2005年5月号記事

人生煌めきの瞬間 45

「アダルト・チルドレン」との決別──虐待の恨みを乗り越えて

貧しさのなか両親の愛を得られず育ったあげく兄から受け続けた虐待の数々── 長年の想像を絶する苦しみから立ち直った一人の女性の、壮絶な魂の記録。

高井 恵美(仮名、38歳)

ハンカチひとつとっても使い古しのガーゼだし、給食袋は親せきのおさがり。駄菓子も買ってもらえない。私もお友達みたいに、新しいお洋服を着たいな──。

それが実現しない夢なんだと分かったのは、小学生になってからでした。

父は私が保育園に上がる前後から、うつが高じて精神病院に入院していました。残された4人の家族は、生活保護と母の内職で細々と生計を立てていたのです。

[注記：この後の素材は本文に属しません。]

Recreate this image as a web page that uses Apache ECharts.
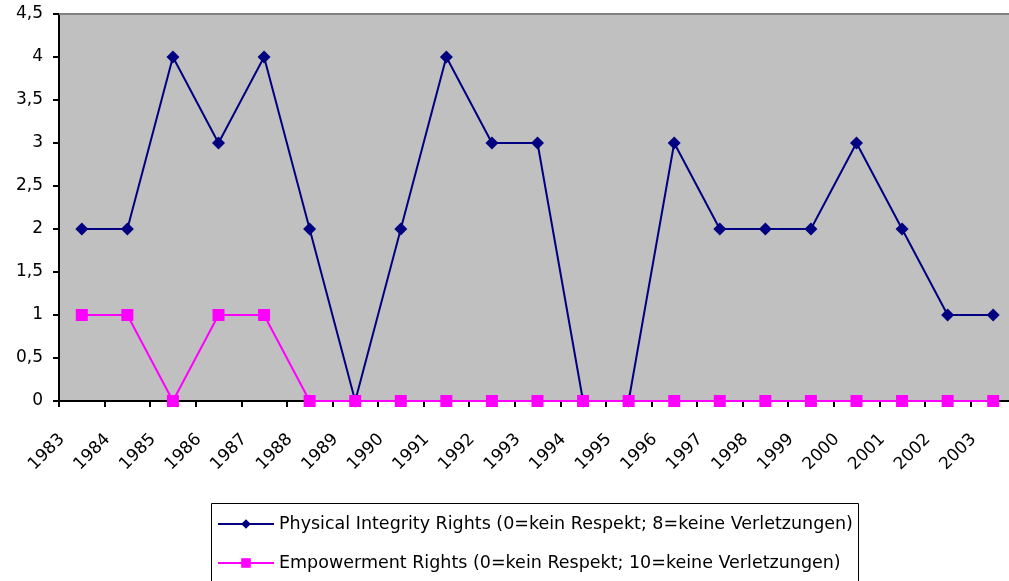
<!DOCTYPE html>
<html>
<head>
<meta charset="utf-8">
<script src="https://cdn.jsdelivr.net/npm/echarts@6/dist/echarts.min.js"></script>
<style>
html,body{margin:0;padding:0;background:#fff;overflow:hidden;width:1009px;height:581px;}
#chart{width:1016px;height:581px;}
</style>
</head>
<body>
<div id="chart"></div>
<script>
const years = ['1983','1984','1985','1986','1987','1988','1989','1990','1991','1992','1993','1994','1995','1996','1997','1998','1999','2000','2001','2002','2003'];
const physicalName = 'Physical Integrity Rights (0=kein Respekt; 8=keine Verletzungen)';
const physical = [2,2,4,3,4,2,0,2,4,3,3,0,0,3,2,2,2,3,2,1,1];
const empowermentName = 'Empowerment Rights (0=kein Respekt; 10=keine Verletzungen)';
const empowerment = [1,1,0,1,1,0,0,0,0,0,0,0,0,0,0,0,0,0,0,0,0];
const yTicks = {min: 0, max: 4.5, interval: 0.5};

const chart = echarts.init(document.getElementById('chart'));
const font = 'DejaVu Sans';
chart.setOption({
  animation: false,
  backgroundColor: '#fff',
  grid: {left: 59, top: 14, right: 0, bottom: 180, show: true, backgroundColor: '#C0C0C0', borderWidth: 0},
  graphic: [{
    type: 'rect', left: 211, top: 503, z: -1,
    shape: {width: 647, height: 90},
    style: {fill: '#fff', stroke: '#000', lineWidth: 1}
  }],
  legend: {
    orient: 'vertical', left: 212, top: 510,
    itemWidth: 56, itemHeight: 12, itemGap: 21,
    textStyle: {fontFamily: font, fontSize: 17.5, color: '#000'},
    data: [physicalName, empowermentName]
  },
  xAxis: [{
    type: 'category', data: years, boundaryGap: true,
    axisLine: {lineStyle: {color: '#000', width: 2}},
    axisTick: {show: true, length: 6, lineStyle: {color: '#000', width: 2}},
    axisLabel: {rotate: 45, fontFamily: font, fontSize: 17, color: '#000', margin: 16, padding: [0, 28, 0, 0]},
    splitLine: {show: false}
  }, {
    type: 'category', data: years, position: 'top',
    axisLine: {lineStyle: {color: '#808080', width: 2}},
    axisTick: {show: false}, axisLabel: {show: false}
  }],
  yAxis: {
    type: 'value', min: yTicks.min, max: yTicks.max, interval: yTicks.interval,
    axisLine: {show: true, lineStyle: {color: '#000', width: 2}},
    axisTick: {show: true, length: 6, lineStyle: {color: '#000', width: 2}},
    axisLabel: {fontFamily: font, fontSize: 17, color: '#000', margin: 16, padding: [5, 0, 0, 0],
      formatter: v => String(v).replace('.', ',')},
    splitLine: {show: false}
  },
  series: [{
    name: physicalName, type: 'line', data: physical,
    symbol: 'diamond', symbolSize: 13, color: '#000080',
    lineStyle: {color: '#000080', width: 2},
    itemStyle: {color: '#000080'}
  }, {
    name: empowermentName, type: 'line', data: empowerment,
    symbol: 'rect', symbolSize: 12, color: '#FF00FF',
    lineStyle: {color: '#FF00FF', width: 2},
    itemStyle: {color: '#FF00FF'}
  }]
});
</script>
</body>
</html>
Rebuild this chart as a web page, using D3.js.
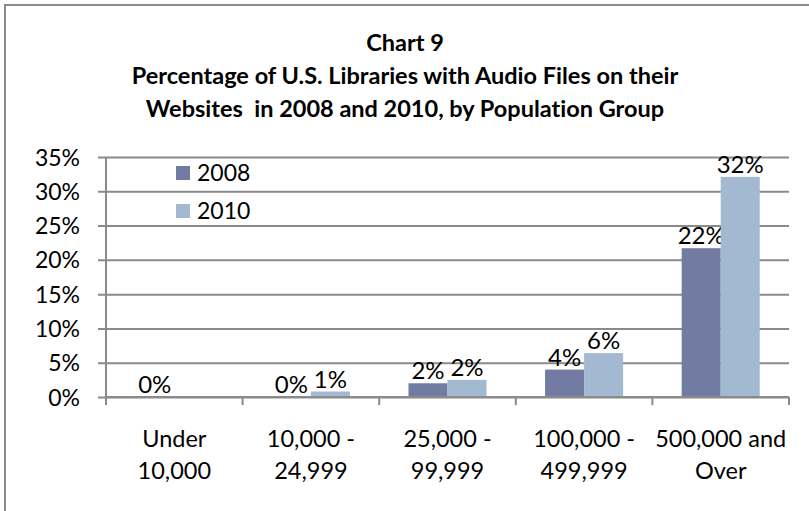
<!DOCTYPE html>
<html>
<head>
<meta charset="utf-8">
<script src="https://d3js.org/d3.v7.min.js"></script>
<style>
  body { margin: 0; background: #fff; }
  svg text { font-family: Lato, "Open Sans", sans-serif; fill: #000; font-variant-ligatures: none; }
</style>
</head>
<body>
<div id="chart"></div>
<script>
var categories = [["Under", "10,000"], ["10,000 -", "24,999"], ["25,000 -", "99,999"], ["100,000 -", "499,999"], ["500,000 and", "Over"]];
var seriesNames = ["2008", "2010"];
var values2008 = [0, 0, 2.0, 4.0, 21.7];
var values2010 = [null, 0.8, 2.5, 6.4, 32.1];
var labels2008 = ["0%", "0%", "2%", "4%", "22%"];
var labels2010 = ["", "1%", "2%", "6%", "32%"];
var yTicks = [0, 5, 10, 15, 20, 25, 30, 35];
var titleLines = ["Chart 9", "Percentage of U.S. Libraries with Audio Files on their", "Websites  in 2008 and 2010, by Population Group"];
var colors = ["#727ca3", "#a2b9d1"];

var W = 809, H = 511;
var margin = {top: 157, right: 20, bottom: 114, left: 106},
    width = W - margin.left - margin.right,
    height = H - margin.top - margin.bottom;

var svg = d3.select("#chart").append("svg")
    .attr("width", W)
    .attr("height", H);

// outer frame, only top and left edges show
svg.append("path")
  .attr("d", "M5,511 V5 H809")
  .attr("fill", "none")
  .attr("stroke", "#8a8a8a")
  .attr("stroke-width", 2);

// title
svg.append("g").selectAll("text")
  .data(titleLines)
  .enter().append("text")
    .attr("x", 405)
    .attr("y", function (d, i) { return 51 + i * 33; })
    .attr("text-anchor", "middle")
    .style("font-weight", "bold")
    .style("font-size", "23.5px")
    .style("white-space", "pre")
    .text(function (d) { return d; });

var g = svg.append("g")
  .attr("transform", "translate(" + margin.left + "," + margin.top + ")");

var x = d3.scaleBand()
  .domain(d3.range(categories.length))
  .range([0, width]);

var x1 = d3.scaleBand()
  .domain(seriesNames)
  .range([0, x.bandwidth()])
  .paddingInner(0)
  .paddingOuter(0.75);

var y = d3.scaleLinear()
  .domain([0, 35])
  .range([height, 0]);

// gridlines + y labels
g.append("g")
  .call(d3.axisLeft(y).tickValues(yTicks).tickSize(-width).tickSizeOuter(0)
    .tickFormat(function (d) { return d + "%"; }).tickPadding(26))
  .call(function (s) {
    s.select(".domain").remove();
    s.selectAll(".tick line").attr("stroke", "#8a8a8a").attr("stroke-width", 2).attr("x1", -8);
    s.selectAll(".tick text").style("font-size", "23px").attr("dy", "0.35em");
  });

// bars and value labels
var series = [values2008, values2010];
var seriesLabels = [labels2008, labels2010];
series.forEach(function (vals, si) {
  vals.forEach(function (v, i) {
    if (v === null) return;
    g.append("rect")
      .attr("x", x(i) + x1(seriesNames[si]))
      .attr("y", y(v))
      .attr("width", x1.bandwidth())
      .attr("height", height - y(v))
      .attr("fill", colors[si]);
    g.append("text")
      .attr("x", x(i) + x1(seriesNames[si]) + x1.bandwidth() / 2)
      .attr("y", y(v) - 4)
      .attr("text-anchor", "middle")
      .style("font-size", "24px")
      .text(seriesLabels[si][i]);
  });
});

// axes
g.append("line")
  .attr("x1", 0).attr("x2", 0).attr("y1", 0).attr("y2", height)
  .attr("stroke", "#8a8a8a").attr("stroke-width", 2);

var xAxis = g.append("g")
  .attr("transform", "translate(0," + height + ")");
xAxis.append("line")
  .attr("x1", 0).attr("x2", width)
  .attr("stroke", "#8a8a8a").attr("stroke-width", 2);
xAxis.selectAll(".tk")
  .data(d3.range(categories.length + 1))
  .enter().append("line")
    .attr("x1", function (d) { return d < categories.length ? x(d) : width; })
    .attr("x2", function (d) { return d < categories.length ? x(d) : width; })
    .attr("y1", 0).attr("y2", 8)
    .attr("stroke", "#8a8a8a").attr("stroke-width", 2);

categories.forEach(function (c, i) {
  c.forEach(function (line, li) {
    xAxis.append("text")
      .attr("x", x(i) + x.bandwidth() / 2)
      .attr("y", 50 + li * 32)
      .attr("text-anchor", "middle")
      .style("font-size", "23.5px")
      .text(line);
  });
});

// legend
var legend = g.append("g");
seriesNames.forEach(function (n, i) {
  legend.append("rect")
    .attr("x", 70).attr("y", 9 + i * 38)
    .attr("width", 14).attr("height", 14)
    .attr("fill", colors[i]);
  legend.append("text")
    .attr("x", 91).attr("y", 16 + i * 38)
    .attr("dy", "0.35em")
    .style("font-size", "23px")
    .text(n);
});
</script>
</body>
</html>
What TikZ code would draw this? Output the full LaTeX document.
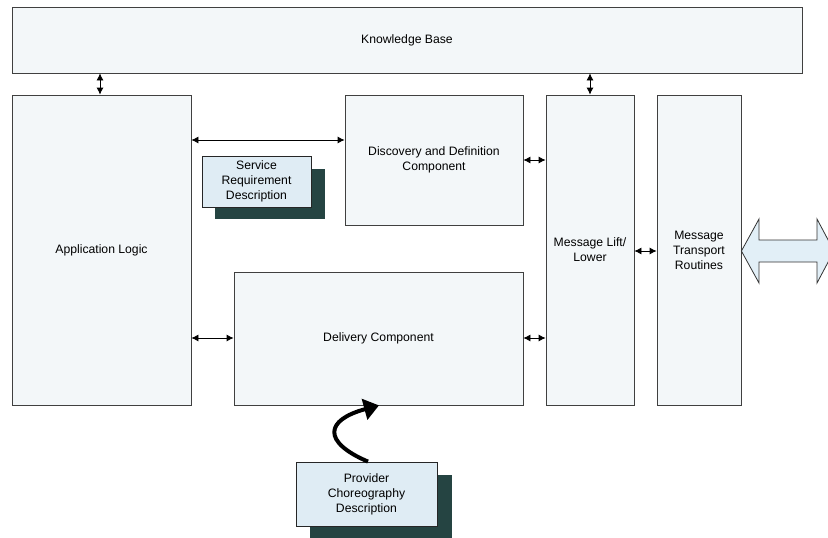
\documentclass[tikz,border=0pt]{standalone}
\usepackage{fontspec}
\setmainfont{Liberation Sans}
\usetikzlibrary{arrows.meta}
\definecolor{boxfill}{HTML}{F3F7F9}
\definecolor{notefill}{HTML}{DFECF4}
\definecolor{shadowc}{HTML}{254442}
\definecolor{arrowfill}{HTML}{E2EFF7}
\begin{document}
\begin{tikzpicture}[x=1pt,y=-1pt,
  font=\fontsize{12.2}{15}\selectfont,
  box/.style={draw=black!75, line width=0.8pt, fill=boxfill, rectangle, inner sep=2pt, align=center},
  note/.style={draw=black!85, line width=0.8pt, fill=notefill, rectangle, inner sep=2pt, align=center},
  shade/.style={fill=shadowc, rectangle, inner sep=0pt},
  dar/.style={{Latex[length=7pt,width=7pt]}-{Latex[length=7pt,width=7pt]}, line width=0.8pt}]
\useasboundingbox (0,0) rectangle (828,538);
\begin{scope}
\clip (0,0) rectangle (828,538);
\node[box, minimum width=790pt, minimum height=66pt] (kb) at (407,40) {Knowledge Base};
\node[box, minimum width=179pt, minimum height=310pt] (app) at (101.5,250) {Application Logic};
\node[box, minimum width=178pt, minimum height=130pt] (disc) at (434,160) {Discovery and Definition\\Component};
\node[box, minimum width=88pt, minimum height=310pt] (lift) at (590,250) {Message Lift/\\Lower};
\node[box, minimum width=84pt, minimum height=310pt] (trans) at (699,250) {Message\\Transport\\Routines};
\node[box, minimum width=289pt, minimum height=133pt] (deliv) at (378.5,338.5) {Delivery Component};
% notes
\node[shade, minimum width=110pt, minimum height=50pt] (srshadow) at (270,194) {};
\node[note, minimum width=109pt, minimum height=51pt] (sr) at (256.5,181.5) {Service\\Requirement\\Description};
\node[shade, minimum width=142pt, minimum height=63pt] (pcshadow) at (381,506.5) {};
\node[note, minimum width=141pt, minimum height=64pt] (pc) at (366.5,494) {Provider\\Choreography\\Description};
% connectors
\draw[dar] (kb.south -| 100,0) -- (app.north -| 100,0);
\draw[dar] (kb.south -| lift.north) -- (lift.north);
\draw[dar] (app.east |- 0,140) -- (disc.west |- 0,140);
\draw[dar] (disc.east |- 0,160) -- (lift.west |- 0,160);
\draw[dar] (app.east |- 0,338) -- (deliv.west |- 0,338);
\draw[dar] (deliv.east |- 0,338) -- (lift.west |- 0,338);
\draw[dar] (lift.east |- 0,251) -- (trans.west |- 0,251);
% curved arrow
\coordinate (ctail) at (pc.north -| 368,0);
\coordinate (chead) at (deliv.south -| 379,0);
\draw[line width=4pt, -{Triangle[length=15pt,width=21pt]}] (ctail) .. controls (322,442) and (325,420) .. (chead);
% big double arrow
\draw[black!80, line width=0.8pt, fill=arrowfill] (trans.east |- 0,251) -- (759,219) -- (759,240) -- (817,240) -- (817,219) -- (834,251) -- (817,283) -- (817,262) -- (759,262) -- (759,283) -- cycle;
\end{scope}
\end{tikzpicture}
\end{document}
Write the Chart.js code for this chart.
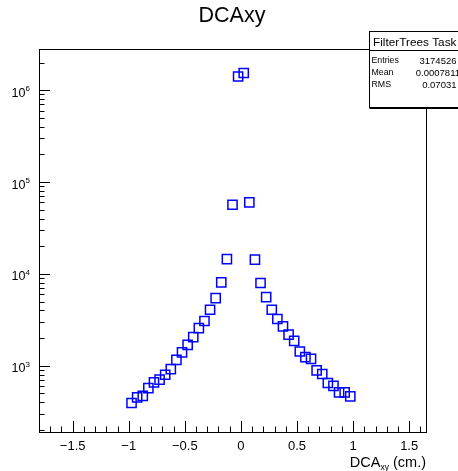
<!DOCTYPE html>
<html>
<head>
<meta charset="utf-8">
<script src="https://cdn.jsdelivr.net/npm/chart.js@4.4.0/dist/chart.umd.min.js"></script>
<style>
  html, body { margin: 0; padding: 0; background: #fff; }
  #wrap { width: 458px; height: 471px; }
</style>
</head>
<body>
<div id="wrap"><canvas id="dcaChart" width="458" height="471"></canvas></div>
<script>
// histogram bins (bin centres, cm) and entries
const binCenters = [
  -0.975, -0.925, -0.875, -0.825, -0.775, -0.725, -0.675, -0.625, -0.575, -0.525,
  -0.475, -0.425, -0.375, -0.325, -0.275, -0.225, -0.175, -0.125, -0.075, -0.025,
  0.025, 0.075, 0.125, 0.175, 0.225, 0.275, 0.325, 0.375, 0.425, 0.475,
  0.525, 0.575, 0.625, 0.675, 0.725, 0.775, 0.825, 0.875, 0.925, 0.975
];
const counts = [
  393, 452, 471, 571, 658, 705, 798, 920, 1160, 1400,
  1690, 2050, 2570, 3070, 4070, 5460, 8070, 14500, 56600, 1410000,
  1540000, 60000, 14300, 7960, 5600, 4070, 3230, 2680, 2180, 1870,
  1430, 1240, 1190, 889, 813, 649, 605, 512, 512, 463
];

const xMajorTicks = [-1.5, -1, -0.5, 0, 0.5, 1, 1.5];
const xTickLabels = ["\u22121.5", "\u22121", "\u22120.5", "0", "0.5", "1", "1.5"];
const yDecades = [3, 4, 5, 6];

const histTitle = "DCAxy";
const statsTitle = "FilterTrees Task";
const statLabels = ["Entries", "Mean", "RMS"];
const statValues = ["3174526", "0.0007811", "0.07031"];

const FONT = "'Liberation Sans', Arial, Helvetica, sans-serif";

const rootStyle = {
  id: "rootStyle",
  afterDraw(chart) {
    const ctx = chart.ctx;
    const area = chart.chartArea;
    const xs = chart.scales.x;
    const ys = chart.scales.y;
    ctx.save();
    ctx.strokeStyle = "#000";
    ctx.fillStyle = "#000";
    ctx.lineWidth = 1;

    // frame
    ctx.strokeRect(Math.round(area.left) + 0.5, Math.round(area.top) + 0.5,
      Math.round(area.right - area.left), Math.round(area.bottom - area.top));

    // x ticks, every 0.1, long every 0.5
    ctx.beginPath();
    for (let i = -18; i <= 16; i++) {
      const px = Math.round(xs.getPixelForValue(i / 10)) + 0.5;
      const len = i % 5 === 0 ? 11 : 5.5;
      ctx.moveTo(px, area.bottom);
      ctx.lineTo(px, area.bottom - len);
    }
    // y ticks, log
    for (let d = 2; d <= 6; d++) {
      for (let m = 1; m <= 9; m++) {
        const v = m * Math.pow(10, d);
        if (v < ys.min || v > ys.max) continue;
        const py = Math.round(ys.getPixelForValue(v)) + 0.5;
        const len = m === 1 ? 11 : 5.5;
        ctx.moveTo(area.left, py);
        ctx.lineTo(area.left + len, py);
      }
    }
    ctx.stroke();

    // x labels
    ctx.textAlign = "center";
    ctx.textBaseline = "alphabetic";
    ctx.font = "13px " + FONT;
    xMajorTicks.forEach((v, i) => {
      ctx.fillText(xTickLabels[i], xs.getPixelForValue(v), 450);
    });

    // y labels 10^n
    yDecades.forEach(d => {
      const py = ys.getPixelForValue(Math.pow(10, d));
      ctx.font = "12.5px " + FONT;
      ctx.textAlign = "right";
      ctx.fillText("10", 25.5, py + 6.5);
      ctx.font = "8px " + FONT;
      ctx.textAlign = "left";
      ctx.fillText(String(d), 25.5, py + 1);
    });

    // x axis title DCA_xy (cm.)
    ctx.textAlign = "left";
    ctx.font = "14.5px " + FONT;
    const w1 = ctx.measureText("DCA").width;
    const w3 = ctx.measureText(" (cm.)").width;
    ctx.font = "8.5px " + FONT;
    const w2 = ctx.measureText("xy").width;
    let tx = area.right - (w1 + w2 + w3);
    ctx.font = "14.5px " + FONT;
    ctx.fillText("DCA", tx, 467);
    ctx.font = "8.5px " + FONT;
    ctx.fillText("xy", tx + w1, 469.5);
    ctx.font = "14.5px " + FONT;
    ctx.fillText(" (cm.)", tx + w1 + w2, 467);

    // title
    ctx.font = "21.5px " + FONT;
    ctx.textAlign = "center";
    ctx.fillText(histTitle, 232, 22);

    // stats box
    const bx = 369.5, by = 31.5, bw = 100, bh = 76;
    ctx.fillStyle = "#fff";
    ctx.fillRect(bx, by, bw, bh);
    ctx.strokeRect(bx, by, bw, bh);
    ctx.lineWidth = 2;
    ctx.beginPath();
    ctx.moveTo(bx, by + bh + 0.5);
    ctx.lineTo(bx + bw, by + bh + 0.5);
    ctx.stroke();
    ctx.lineWidth = 1;
    ctx.beginPath();
    ctx.moveTo(bx, 50.5);
    ctx.lineTo(bx + bw, 50.5);
    ctx.stroke();
    ctx.fillStyle = "#000";
    ctx.textBaseline = "middle";
    ctx.textAlign = "left";
    ctx.font = "11.8px " + FONT;
    ctx.fillText(statsTitle, 373, 43);
    statLabels.forEach((lab, i) => {
      const ry = 61 + i * 12;
      ctx.font = "8.8px " + FONT;
      ctx.textAlign = "left";
      ctx.fillText(lab, 371.5, ry);
      ctx.font = "9.5px " + FONT;
      ctx.textAlign = "right";
      // the mean string runs past the right edge in the original
      ctx.fillText(statValues[i], i === 1 ? 460 : 456.5, ry);
    });
    ctx.restore();
  }
};

new Chart(document.getElementById("dcaChart"), {
  type: "scatter",
  data: {
    datasets: [{
      label: histTitle,
      data: binCenters.map((x, i) => ({ x: x, y: counts[i] })),
      pointStyle: "rect",
      radius: 6.5,
      hoverRadius: 6.5,
      borderWidth: 1.5,
      borderColor: "#0000ff",
      backgroundColor: "rgba(0,0,0,0)"
    }]
  },
  options: {
    responsive: false,
    animation: false,
    layout: { padding: { left: 39, top: 49, right: 32, bottom: 39 } },
    plugins: { legend: { display: false }, tooltip: { enabled: false } },
    scales: {
      x: { type: "linear", min: -1.8, max: 1.65, display: false },
      y: { type: "logarithmic", min: 190, max: 2.81e6, display: false }
    }
  },
  plugins: [rootStyle]
});
</script>
</body>
</html>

母が一時外泊で帰宅した父を「世間体が悪いじゃない」となじり、親せきに愚痴るのを聞いて育った私は、

(あんたが健康でまともに仕事してくれたら、こんなにみじめな生活しなくて済んだのに)と、いつも父を恨んでいました。

でも生活が貧しいだけなら、私は人間不信にはならなかった。私の人生に大きな影を落としたのは、母に愛されない苦しみと、4つ年上の兄から受けた度重なる虐待への恐怖だったのです。